Du New York Times au Washington Post en passant par le Philadelphia Inquirer ou le Pittsburgh Post-Gazette, des tensions éclatent au grand jour dans les rédactions américaines sur la façon de couvrir les manifestations antiracistes et la présidence Trump.
Au New York Times, le rédacteur en chef en charge des pages débat, James Bennett, a fini par présenter sa démission le 7 juin après la publication très polémique d’une tribune signée par le sénateur conservateur de l’Arkansas Tom Cotton, appelant à “envoyer l’armée” contre les manifestants.
Les journalistes du quotidien new-yorkais, et en particulier ses journalistes noirs, s’étaient mobilisés publiquement contre cette tribune, arguant sur Twitter que “la publication de cet article mettait en danger les reporters noirs” du journal.
La veille, c’est un rédacteur en chef du Philadelphia Inquirer qui avait démissionné de ses fonctions face à la bronca provoquée au sein de la rédaction par un article titré “Buildings Matter Too” [les bâtiments comptent aussi], référence malheureuse au slogan Black Lives Matter.
Au Pittsburgh Post-Gazette, c’est la mise à l’écart de deux journalistes noirs, la reporter Alexis Johnson et le photojournaliste Michael Santiago, qui se sont vu interdire d’aller couvrir les manifestations contre les violences policières, qui a mis le feu aux poudres.
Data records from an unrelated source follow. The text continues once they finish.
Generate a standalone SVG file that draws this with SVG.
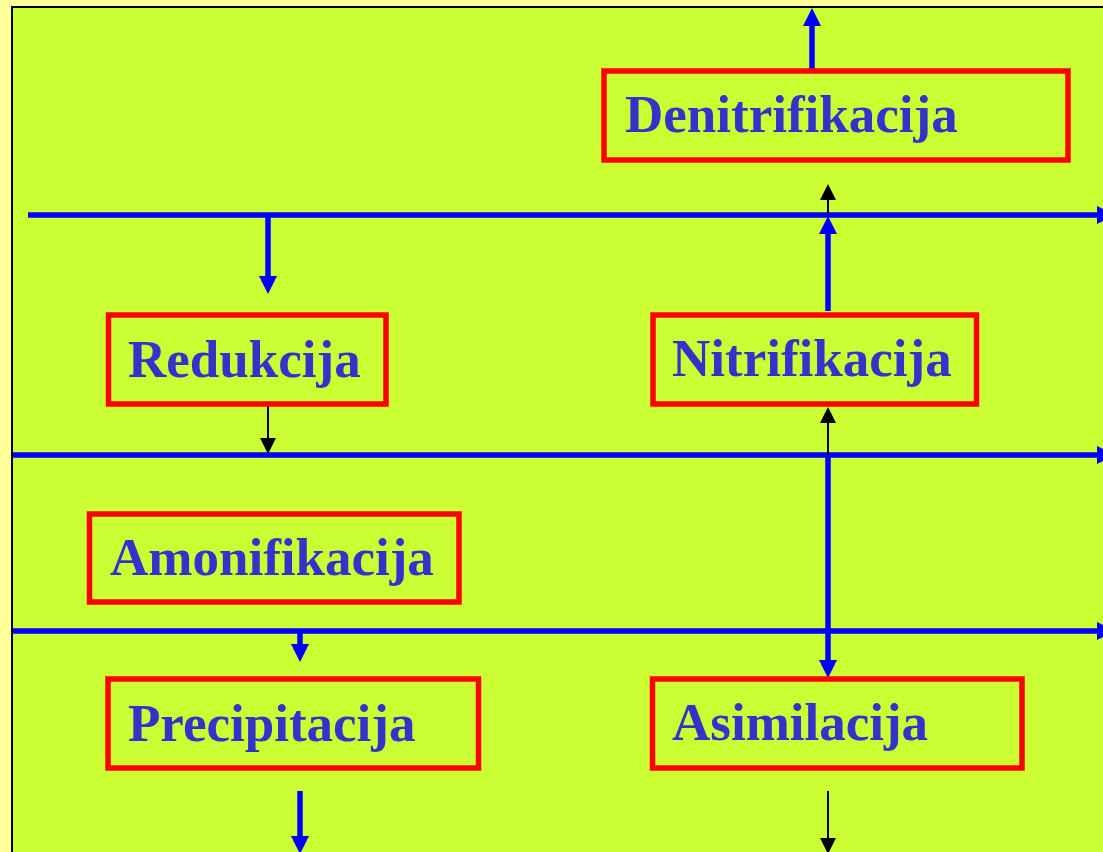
<svg xmlns="http://www.w3.org/2000/svg" width="1103" height="852" viewBox="0 0 1103 852">
<style>
.box{fill:none;stroke:#FF0000;stroke-width:5.5}
.lbl{font-family:"Liberation Serif","Times New Roman",serif;font-weight:bold;font-size:53px;fill:#3333CC}
.blue{fill:none;stroke:#0000FF;stroke-width:5.5;marker-end:url(#ab)}
.blk{fill:none;stroke:#000000;stroke-width:2;marker-end:url(#ak)}
</style>
<defs>
<marker id="ab" markerUnits="userSpaceOnUse" markerWidth="20" markerHeight="20" refX="1" refY="9" orient="auto" overflow="visible"><path d="M0,0 L18,9 L0,18 z" fill="#0000FF"/></marker>
<marker id="ak" markerUnits="userSpaceOnUse" markerWidth="18" markerHeight="18" refX="1" refY="8" orient="auto" overflow="visible"><path d="M0,0 L16,8 L0,16 z" fill="#000000"/></marker>
</defs>
<rect x="0" y="0" width="1103" height="852" fill="#FFFF99"/>
<rect x="12" y="7" width="1110" height="900" fill="#CCFF33" stroke="#000000" stroke-width="2"/>
<g id="connectors">
<path class="blue" d="M28,215 H1098"/>
<path class="blue" d="M13,455 H1098"/>
<path class="blue" d="M13,631 H1098"/>
<path class="blue" d="M268,215 V277"/>
<path class="blue" d="M812,70 V25"/>
<path class="blk" d="M828,213 V199"/>
<path class="blue" d="M828,311 V233"/>
<path class="blk" d="M828,455 V422"/>
<path class="blue" d="M828,455 V661"/>
<path class="blk" d="M268,405 V439"/>
<path class="blue" d="M300,631 V645"/>
<path class="blue" d="M300,791 V837"/>
<path class="blk" d="M828,791 V839"/>
</g>
<g id="denitrifikacija">
<rect class="box" x="604" y="71" width="464" height="89"/>
<text class="lbl" x="625" y="132">Denitrifikacija</text>
</g>
<g id="redukcija">
<rect class="box" x="108.5" y="315" width="277.5" height="89"/>
<text class="lbl" x="128" y="377">Redukcija</text>
</g>
<g id="nitrifikacija">
<rect class="box" x="653" y="315" width="323.5" height="89"/>
<text class="lbl" x="672" y="376">Nitrifikacija</text>
</g>
<g id="amonifikacija">
<rect class="box" x="89.5" y="514" width="369.5" height="88"/>
<text class="lbl" x="110" y="575">Amonifikacija</text>
</g>
<g id="precipitacija">
<rect class="box" x="108" y="679" width="370.5" height="89"/>
<text class="lbl" x="128" y="741">Precipitacija</text>
</g>
<g id="asimilacija">
<rect class="box" x="652.5" y="679" width="369.5" height="89"/>
<text class="lbl" x="672" y="740">Asimilacija</text>
</g>
</svg>
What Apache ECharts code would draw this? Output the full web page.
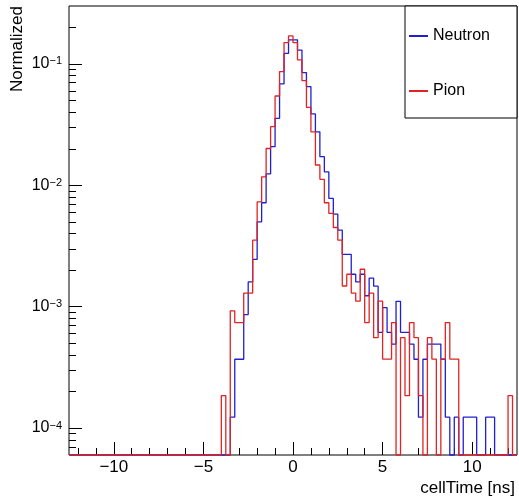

La première a été écartée après avoir été accusée de ne pas respecter la politique de neutralité du journal sur les réseaux sociaux et le second pour l’avoir soutenue sur les mêmes réseaux.
Le précédent de Ferguson
Pour le chroniqueur médias du New York Times, Ben Smith, un même événement fondateur éclaire ces récents remous. Tout a commencé “à Ferguson en 2014, lorsqu’une nouvelle génération de journalistes noirs se sont retrouvés à couvrir les émeutes qui ont éclaté après la mort de Michael Brown”, un jeune homme noir abattu par la police.
Ils ont alors été témoins de la brutalité avec laquelle les “tenants du pouvoir blancs traitaient les citoyens noirs pauvres, ce qui a durablement changé leur regard sur leur métier lorsqu’ils sont rentrés dans leurs rédactions”. Qui plus est, ces reporters noirs ont également été traités par la police avec la même violence que les manifestants.
Parmi eux, Wesley Lowery, un jeune journaliste prometteur du Washington Post, arrêté par la police à Ferguson. Il a fini par quitter le quotidien de la capitale fédérale en janvier 2020 en raison de désaccords persistants avec sa hiérarchie, notamment sur la question du racisme et de la liberté d’expression sur les réseaux sociaux.
Oublier la déférence face à Trump
Certaines des leçons apprises à Ferguson sur les questions raciales et sur l’expérience d’être un journaliste noir dans de telles circonstances “ont trouvé un prolongement avec l’arrivée de Trump au pouvoir” et la façon de couvrir sa présidence, souligne Ben Smith.
“Les reporters noirs ont alors été rejoints par d’autres journalistes qui se sont mis à faire pression en interne dans les salles de rédaction, mais aussi sur Twitter, en faveur de l’utilisation d’un langage plus direct et pour traiter avec moins de déférence un président” connus pour ses propos racistes et son mépris des institutions.
Pour Ben Smith, “ce changement de ton dans les médias américains, avec des journalistes osant employer un ton plus personnel pour dire leur vérité sans avoir peur de froisser les lecteurs conservateurs est désormais irréversible”.